Material for this exercise:
+-------+

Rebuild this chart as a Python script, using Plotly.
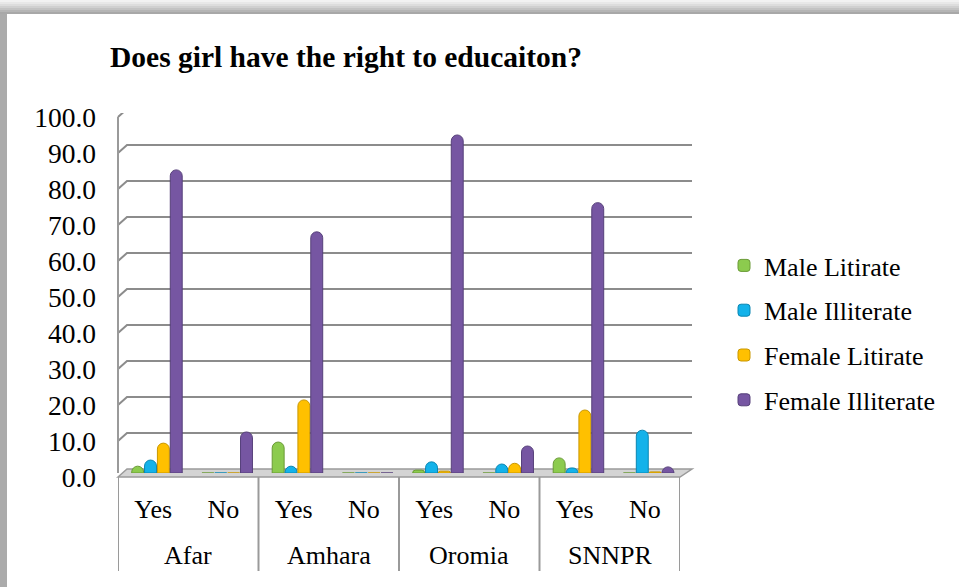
import plotly.graph_objects as go

# ---- data -------------------------------------------------------------
regions = ["Afar", "Amhara", "Oromia", "SNNPR"]
answers = ["Yes", "No"]
series_names = ["Male Litirate", "Male Illiterate", "Female Litirate", "Female Illiterate"]

# percentages, order: Afar Yes, Afar No, Amhara Yes, Amhara No, Oromia Yes, Oromia No, SNNPR Yes, SNNPR No
male_litirate = [1.9, 0.0, 8.6, 0.0, 0.8, 0.0, 4.2, 0.0]
male_illiterate = [3.6, 0.0, 1.9, 0.0, 3.1, 2.5, 1.4, 11.9]
female_litirate = [8.3, 0.0, 20.3, 0.0, 0.5, 2.7, 17.5, 0.3]
female_illiterate = [84.2, 11.4, 67.0, 0.0, 93.9, 7.5, 75.1, 1.7]

y_ticks = [0, 10, 20, 30, 40, 50, 60, 70, 80, 90, 100]

# ---- styling ------------------------------------------------------------
W, H = 959, 587
L, R, T, B = 118, 680, 113, 473          # plot area in pixels (mid-depth plane)
HALF_DEPTH = 4                           # px between mid-depth and front/back planes
colors = ["#8CCB4E", "#13B2EA", "#FFC000", "#7656A2"]
edges = ["#6A9A36", "#0A86B2", "#C99700", "#56407A"]
FONT = "Liberation Serif, Times New Roman, serif"

n_slots = len(regions) * len(answers)
slot_pos = list(range(n_slots))
slot_text = [a for _ in regions for a in answers]

values = [male_litirate, male_illiterate, female_litirate, female_illiterate]
offsets = [-0.305, -0.122, 0.061, 0.244]

fig = go.Figure()
for name, vals, c, e, off in zip(series_names, values, colors, edges, offsets):
    fig.add_trace(go.Bar(
        x=slot_pos, y=vals, name=name,
        width=0.17, offset=off, cliponaxis=False,
        marker=dict(color=c, line=dict(color=e, width=1), cornerradius="50%"),
        legendgroup=name,
    ))


def px_x(px):
    return (px - L) / (R - L)


def px_y(py):
    return (B - py) / (B - T)


shapes = []

# frame shadow: top gradient band and left band
top_grays = ["#f2f2f2", "#e8e8e8", "#dddddd", "#d0d0d0", "#c3c3c3", "#b5b5b5", "#a8a8a8"]
for i, g in enumerate(top_grays):
    shapes.append(dict(type="rect", xref="paper", yref="paper", layer="below",
                       x0=px_x(0), x1=px_x(W), y0=px_y(2 * i), y1=px_y(2 * i + 2),
                       fillcolor=g, line=dict(width=0)))
shapes.append(dict(type="rect", xref="paper", yref="paper", layer="below",
                   x0=px_x(0), x1=px_x(7), y0=px_y(H), y1=px_y(14),
                   fillcolor="#ababab", line=dict(width=0)))

# floor slab
depth_x = 9
front, back = B + HALF_DEPTH, B - HALF_DEPTH
shapes.append(dict(type="path", xref="paper", yref="paper", layer="below",
                   path=(f"M {px_x(L)},{px_y(front)} L {px_x(L + depth_x)},{px_y(back)} "
                         f"L {px_x(R + 12)},{px_y(back)} L {px_x(R)},{px_y(front)} Z"),
                   fillcolor="#D4D4D4", line=dict(color="#9A9A9A", width=1.5)))

# back-wall gridlines with a slanted left-wall segment
unit_px = (B - T) / 100
du = HALF_DEPTH / unit_px
for v in y_ticks[1:]:
    shapes.append(dict(type="path", xref="paper", yref="y", layer="below",
                       path=(f"M {px_x(L)},{v - du} L {px_x(L + depth_x)},{v + du} "
                             f"L {px_x(R + 12)},{v + du}"),
                       line=dict(color="#8C8C8C", width=2)))

# left wall edge (front plane)
shapes.append(dict(type="line", xref="paper", yref="y", layer="below",
                   x0=0, x1=0, y0=-du, y1=100 - du,
                   line=dict(color="#9A9A9A", width=2)))

# category table below the floor: region dividers
for k in range(len(regions) + 1):
    xd = -0.5 + k * len(answers)
    shapes.append(dict(type="line", xref="x", yref="paper",
                       x0=xd, x1=xd, y0=px_y(front), y1=px_y(571),
                       line=dict(color="#9A9A9A", width=2)))

# region names centred under their Yes/No pair
annotations = []
for k, reg in enumerate(regions):
    annotations.append(dict(text=reg, xref="x", yref="paper",
                            x=k * len(answers) + (len(answers) - 1) / 2, y=px_y(555),
                            xanchor="center", yanchor="middle", showarrow=False,
                            font=dict(family=FONT, size=26, color="black")))

fig.update_layout(
    width=W, height=H,
    margin=dict(l=L, r=W - R, t=T, b=H - B),
    paper_bgcolor="white", plot_bgcolor="rgba(0,0,0,0)",
    font=dict(family=FONT, size=26, color="black"),
    barmode="group",
    shapes=shapes,
    annotations=annotations,
    showlegend=True,
    title=dict(text="<b>Does girl have the right to educaiton?</b>",
               font=dict(family=FONT, size=29.5, color="black"),
               xref="container", yref="container",
               x=110 / W, xanchor="left", y=1 - 57 / H, yanchor="middle"),
    legend=dict(xref="container", yref="container",
                x=724 / W, xanchor="left", y=1 - 333 / H, yanchor="middle",
                font=dict(family=FONT, size=26), bgcolor="rgba(0,0,0,0)",
                traceorder="grouped", tracegroupgap=8),
    xaxis=dict(range=[-0.5, n_slots - 0.5], tickvals=slot_pos, ticktext=slot_text,
               showgrid=False, zeroline=False, showline=False, ticks="",
               tickfont=dict(family=FONT, size=26), ticklabelstandoff=18),
    yaxis=dict(range=[0, 100], tickvals=y_ticks, tickformat=".1f",
               showgrid=False, zeroline=False, showline=False, ticks="",
               ticklabelstandoff=21, ticklabelshift=HALF_DEPTH,
               tickfont=dict(family=FONT, size=27.5)),
)

fig.write_html("out.html")
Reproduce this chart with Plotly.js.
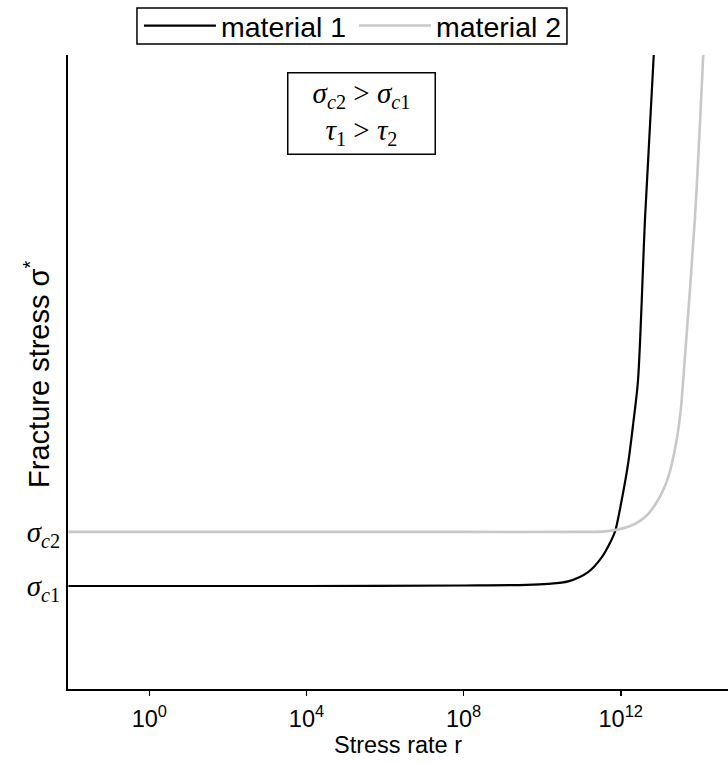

+-------+

Every line from the top of the entries through the line that holds "import plotly.graph_objects as go" is to be quoted exactly, please, and nothing else; omit the pictures.

Rebuild this chart as a Python script, using Plotly.
import plotly.graph_objects as go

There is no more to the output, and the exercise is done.